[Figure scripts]
════
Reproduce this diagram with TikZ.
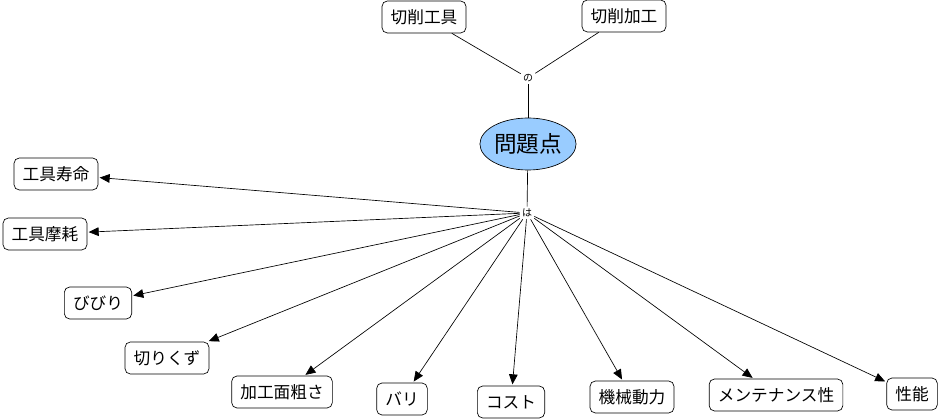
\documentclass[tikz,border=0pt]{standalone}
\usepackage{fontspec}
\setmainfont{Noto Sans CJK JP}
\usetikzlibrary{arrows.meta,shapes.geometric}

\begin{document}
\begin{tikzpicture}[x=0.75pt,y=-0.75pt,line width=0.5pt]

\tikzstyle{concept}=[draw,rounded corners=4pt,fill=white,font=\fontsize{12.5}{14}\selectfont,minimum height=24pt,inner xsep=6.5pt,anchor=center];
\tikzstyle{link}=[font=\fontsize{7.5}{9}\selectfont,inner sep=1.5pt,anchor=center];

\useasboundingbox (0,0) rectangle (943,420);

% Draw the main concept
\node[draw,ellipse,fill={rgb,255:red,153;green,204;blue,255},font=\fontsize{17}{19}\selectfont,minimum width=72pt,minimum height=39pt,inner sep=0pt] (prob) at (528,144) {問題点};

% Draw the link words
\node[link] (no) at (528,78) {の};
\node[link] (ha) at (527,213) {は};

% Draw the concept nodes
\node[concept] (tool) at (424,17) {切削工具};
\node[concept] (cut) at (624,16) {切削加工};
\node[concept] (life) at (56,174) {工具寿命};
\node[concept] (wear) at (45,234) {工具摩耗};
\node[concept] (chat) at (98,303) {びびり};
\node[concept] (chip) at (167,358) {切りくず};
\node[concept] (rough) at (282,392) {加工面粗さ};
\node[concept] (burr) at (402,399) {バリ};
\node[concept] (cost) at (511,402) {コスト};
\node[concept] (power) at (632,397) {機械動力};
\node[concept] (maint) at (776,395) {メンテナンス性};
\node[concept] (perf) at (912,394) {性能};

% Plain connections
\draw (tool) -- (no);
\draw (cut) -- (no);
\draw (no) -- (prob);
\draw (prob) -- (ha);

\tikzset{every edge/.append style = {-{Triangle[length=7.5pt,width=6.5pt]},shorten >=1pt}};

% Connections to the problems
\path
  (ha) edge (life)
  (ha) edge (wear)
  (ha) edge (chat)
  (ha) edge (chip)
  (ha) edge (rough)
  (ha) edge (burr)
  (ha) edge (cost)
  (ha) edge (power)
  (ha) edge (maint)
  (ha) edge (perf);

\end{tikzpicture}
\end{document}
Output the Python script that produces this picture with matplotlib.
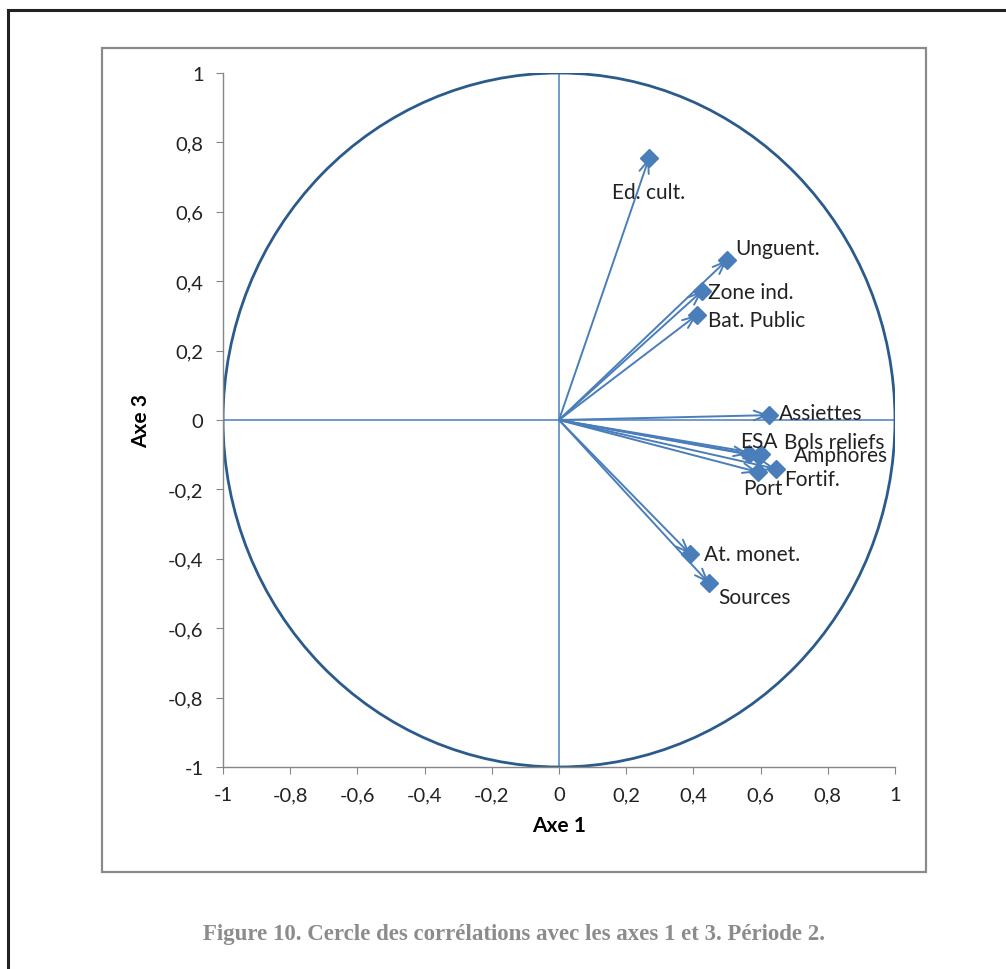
════
## What you have to do
Quote every record above exactly, leaving out the pictures.

## Result of the exercise
Reproduce this diagram with TikZ.
\documentclass[tikz,border=0pt]{standalone}
\usepackage{fontspec}
\setmainfont{Noto Sans CJK JP}
\usetikzlibrary{arrows.meta,shapes.geometric}

\begin{document}
\begin{tikzpicture}[x=0.75pt,y=-0.75pt,line width=0.5pt]

\tikzstyle{concept}=[draw,rounded corners=4pt,fill=white,font=\fontsize{12.5}{14}\selectfont,minimum height=24pt,inner xsep=6.5pt,anchor=center];
\tikzstyle{link}=[font=\fontsize{7.5}{9}\selectfont,inner sep=1.5pt,anchor=center];

\useasboundingbox (0,0) rectangle (943,420);

% Draw the main concept
\node[draw,ellipse,fill={rgb,255:red,153;green,204;blue,255},font=\fontsize{17}{19}\selectfont,minimum width=72pt,minimum height=39pt,inner sep=0pt] (prob) at (528,144) {問題点};

% Draw the link words
\node[link] (no) at (528,78) {の};
\node[link] (ha) at (527,213) {は};

% Draw the concept nodes
\node[concept] (tool) at (424,17) {切削工具};
\node[concept] (cut) at (624,16) {切削加工};
\node[concept] (life) at (56,174) {工具寿命};
\node[concept] (wear) at (45,234) {工具摩耗};
\node[concept] (chat) at (98,303) {びびり};
\node[concept] (chip) at (167,358) {切りくず};
\node[concept] (rough) at (282,392) {加工面粗さ};
\node[concept] (burr) at (402,399) {バリ};
\node[concept] (cost) at (511,402) {コスト};
\node[concept] (power) at (632,397) {機械動力};
\node[concept] (maint) at (776,395) {メンテナンス性};
\node[concept] (perf) at (912,394) {性能};

% Plain connections
\draw (tool) -- (no);
\draw (cut) -- (no);
\draw (no) -- (prob);
\draw (prob) -- (ha);

\tikzset{every edge/.append style = {-{Triangle[length=7.5pt,width=6.5pt]},shorten >=1pt}};

% Connections to the problems
\path
  (ha) edge (life)
  (ha) edge (wear)
  (ha) edge (chat)
  (ha) edge (chip)
  (ha) edge (rough)
  (ha) edge (burr)
  (ha) edge (cost)
  (ha) edge (power)
  (ha) edge (maint)
  (ha) edge (perf);

\end{tikzpicture}
\end{document}
Output the Python script that produces this picture with matplotlib.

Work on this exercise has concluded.